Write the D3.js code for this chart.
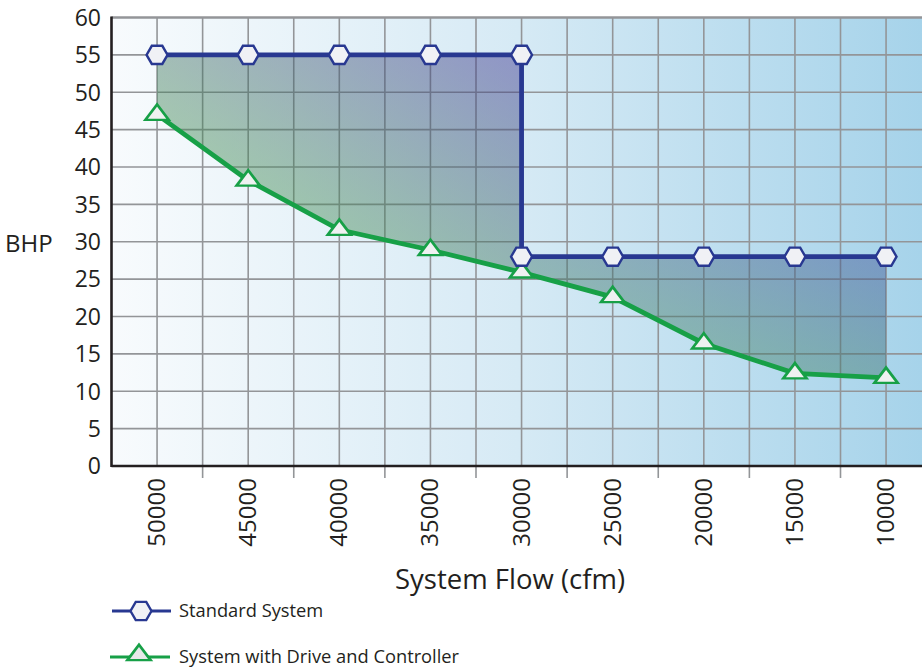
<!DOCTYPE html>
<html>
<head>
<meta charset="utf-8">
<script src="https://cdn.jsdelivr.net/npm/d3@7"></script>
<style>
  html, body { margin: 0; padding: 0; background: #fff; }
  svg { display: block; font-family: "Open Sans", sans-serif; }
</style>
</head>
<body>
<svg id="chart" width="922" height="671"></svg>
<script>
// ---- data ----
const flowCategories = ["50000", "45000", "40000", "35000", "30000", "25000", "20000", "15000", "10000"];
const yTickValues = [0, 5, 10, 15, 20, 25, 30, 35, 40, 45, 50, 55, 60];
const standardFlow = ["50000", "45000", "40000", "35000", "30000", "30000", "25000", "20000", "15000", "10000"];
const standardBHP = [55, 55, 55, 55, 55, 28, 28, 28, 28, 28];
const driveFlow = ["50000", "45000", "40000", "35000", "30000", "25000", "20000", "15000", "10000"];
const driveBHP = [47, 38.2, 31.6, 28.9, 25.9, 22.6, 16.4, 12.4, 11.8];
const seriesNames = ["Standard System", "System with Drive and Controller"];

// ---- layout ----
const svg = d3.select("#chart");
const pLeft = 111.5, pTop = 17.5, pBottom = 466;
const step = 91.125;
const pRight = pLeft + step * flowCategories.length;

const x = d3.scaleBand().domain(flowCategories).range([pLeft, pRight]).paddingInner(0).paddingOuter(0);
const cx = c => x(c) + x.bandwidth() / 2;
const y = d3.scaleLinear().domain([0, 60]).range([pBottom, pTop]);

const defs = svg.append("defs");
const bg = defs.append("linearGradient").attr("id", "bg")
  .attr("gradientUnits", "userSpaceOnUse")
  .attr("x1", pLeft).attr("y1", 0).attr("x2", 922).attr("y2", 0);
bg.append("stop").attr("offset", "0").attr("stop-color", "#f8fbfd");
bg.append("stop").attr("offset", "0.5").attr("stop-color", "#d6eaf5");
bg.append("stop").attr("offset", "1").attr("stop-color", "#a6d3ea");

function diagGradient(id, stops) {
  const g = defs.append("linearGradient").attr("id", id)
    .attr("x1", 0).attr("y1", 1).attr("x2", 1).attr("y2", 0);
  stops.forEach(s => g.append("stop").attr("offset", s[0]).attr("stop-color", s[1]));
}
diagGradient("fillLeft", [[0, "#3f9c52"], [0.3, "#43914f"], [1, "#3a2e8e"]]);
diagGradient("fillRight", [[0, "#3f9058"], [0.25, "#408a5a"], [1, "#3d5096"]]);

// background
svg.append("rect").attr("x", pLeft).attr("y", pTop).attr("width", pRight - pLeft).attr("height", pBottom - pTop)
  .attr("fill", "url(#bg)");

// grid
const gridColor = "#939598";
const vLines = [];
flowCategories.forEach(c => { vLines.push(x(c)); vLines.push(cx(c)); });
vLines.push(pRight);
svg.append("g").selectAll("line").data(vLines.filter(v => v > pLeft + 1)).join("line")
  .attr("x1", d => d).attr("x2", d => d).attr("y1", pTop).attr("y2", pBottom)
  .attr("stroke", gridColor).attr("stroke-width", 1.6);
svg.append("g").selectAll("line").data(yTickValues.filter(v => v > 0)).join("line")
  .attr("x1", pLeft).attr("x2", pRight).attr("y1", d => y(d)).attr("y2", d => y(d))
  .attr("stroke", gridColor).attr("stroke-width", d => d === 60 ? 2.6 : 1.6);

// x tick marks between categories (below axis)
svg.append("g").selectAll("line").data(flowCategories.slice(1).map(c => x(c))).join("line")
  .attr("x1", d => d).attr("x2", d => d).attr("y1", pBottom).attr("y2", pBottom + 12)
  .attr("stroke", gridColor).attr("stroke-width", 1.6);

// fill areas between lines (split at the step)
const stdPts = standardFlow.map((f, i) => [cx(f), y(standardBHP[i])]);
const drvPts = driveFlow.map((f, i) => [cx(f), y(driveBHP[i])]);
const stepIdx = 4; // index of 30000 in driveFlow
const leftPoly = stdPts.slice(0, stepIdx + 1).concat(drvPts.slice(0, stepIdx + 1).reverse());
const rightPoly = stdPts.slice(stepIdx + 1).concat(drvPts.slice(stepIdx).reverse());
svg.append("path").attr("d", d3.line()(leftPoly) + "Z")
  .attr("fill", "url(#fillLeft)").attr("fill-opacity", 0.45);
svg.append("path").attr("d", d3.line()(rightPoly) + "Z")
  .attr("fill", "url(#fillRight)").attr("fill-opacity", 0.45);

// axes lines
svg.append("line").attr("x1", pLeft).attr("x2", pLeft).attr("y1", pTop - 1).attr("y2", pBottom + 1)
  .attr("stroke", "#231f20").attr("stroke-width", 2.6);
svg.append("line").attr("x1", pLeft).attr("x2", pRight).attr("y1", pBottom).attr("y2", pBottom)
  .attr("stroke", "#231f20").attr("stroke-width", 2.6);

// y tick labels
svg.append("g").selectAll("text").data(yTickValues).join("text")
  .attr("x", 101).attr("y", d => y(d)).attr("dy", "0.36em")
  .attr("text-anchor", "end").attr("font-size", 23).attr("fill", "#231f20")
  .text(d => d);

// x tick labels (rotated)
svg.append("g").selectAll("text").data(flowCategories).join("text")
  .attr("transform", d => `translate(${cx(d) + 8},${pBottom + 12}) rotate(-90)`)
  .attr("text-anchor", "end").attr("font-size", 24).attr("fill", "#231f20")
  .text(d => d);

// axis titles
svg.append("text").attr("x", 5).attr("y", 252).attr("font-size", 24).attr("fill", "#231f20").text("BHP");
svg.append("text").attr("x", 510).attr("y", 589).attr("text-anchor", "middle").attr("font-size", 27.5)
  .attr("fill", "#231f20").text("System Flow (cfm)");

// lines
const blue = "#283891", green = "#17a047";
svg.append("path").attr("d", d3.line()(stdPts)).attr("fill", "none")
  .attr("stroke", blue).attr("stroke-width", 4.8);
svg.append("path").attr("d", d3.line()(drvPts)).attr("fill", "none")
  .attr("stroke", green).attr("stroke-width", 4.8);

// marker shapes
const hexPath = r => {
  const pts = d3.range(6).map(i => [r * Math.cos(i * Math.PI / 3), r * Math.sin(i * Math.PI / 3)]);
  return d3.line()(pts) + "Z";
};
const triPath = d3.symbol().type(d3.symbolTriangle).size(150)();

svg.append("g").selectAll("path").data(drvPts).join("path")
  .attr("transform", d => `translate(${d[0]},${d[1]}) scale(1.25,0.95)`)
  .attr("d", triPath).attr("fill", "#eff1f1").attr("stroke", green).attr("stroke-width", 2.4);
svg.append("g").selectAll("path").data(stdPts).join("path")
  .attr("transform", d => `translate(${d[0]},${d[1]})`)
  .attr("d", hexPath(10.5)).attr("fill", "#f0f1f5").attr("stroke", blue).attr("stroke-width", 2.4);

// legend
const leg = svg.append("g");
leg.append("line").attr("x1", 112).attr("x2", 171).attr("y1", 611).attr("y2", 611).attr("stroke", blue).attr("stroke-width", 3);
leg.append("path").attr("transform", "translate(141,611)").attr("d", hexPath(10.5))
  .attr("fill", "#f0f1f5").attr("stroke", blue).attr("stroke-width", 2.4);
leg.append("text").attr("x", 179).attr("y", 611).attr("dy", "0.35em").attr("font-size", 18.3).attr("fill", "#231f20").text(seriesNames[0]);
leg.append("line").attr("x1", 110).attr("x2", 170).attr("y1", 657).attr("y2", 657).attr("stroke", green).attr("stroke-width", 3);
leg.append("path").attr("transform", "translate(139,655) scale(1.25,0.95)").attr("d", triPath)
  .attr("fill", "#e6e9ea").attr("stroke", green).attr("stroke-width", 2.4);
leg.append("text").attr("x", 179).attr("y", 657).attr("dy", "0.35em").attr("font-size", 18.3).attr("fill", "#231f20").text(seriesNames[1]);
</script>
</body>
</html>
--*--
What you are asked to do:
Exactly as they appear, print the lines of the listing above from its first line through the line that contains "with Drive and", minus the pictures.

Answer:
Write the D3.js code for this chart.
<!DOCTYPE html>
<html>
<head>
<meta charset="utf-8">
<script src="https://cdn.jsdelivr.net/npm/d3@7"></script>
<style>
  html, body { margin: 0; padding: 0; background: #fff; }
  svg { display: block; font-family: "Open Sans", sans-serif; }
</style>
</head>
<body>
<svg id="chart" width="922" height="671"></svg>
<script>
// ---- data ----
const flowCategories = ["50000", "45000", "40000", "35000", "30000", "25000", "20000", "15000", "10000"];
const yTickValues = [0, 5, 10, 15, 20, 25, 30, 35, 40, 45, 50, 55, 60];
const standardFlow = ["50000", "45000", "40000", "35000", "30000", "30000", "25000", "20000", "15000", "10000"];
const standardBHP = [55, 55, 55, 55, 55, 28, 28, 28, 28, 28];
const driveFlow = ["50000", "45000", "40000", "35000", "30000", "25000", "20000", "15000", "10000"];
const driveBHP = [47, 38.2, 31.6, 28.9, 25.9, 22.6, 16.4, 12.4, 11.8];
const seriesNames = ["Standard System", "System with Drive and Controller"];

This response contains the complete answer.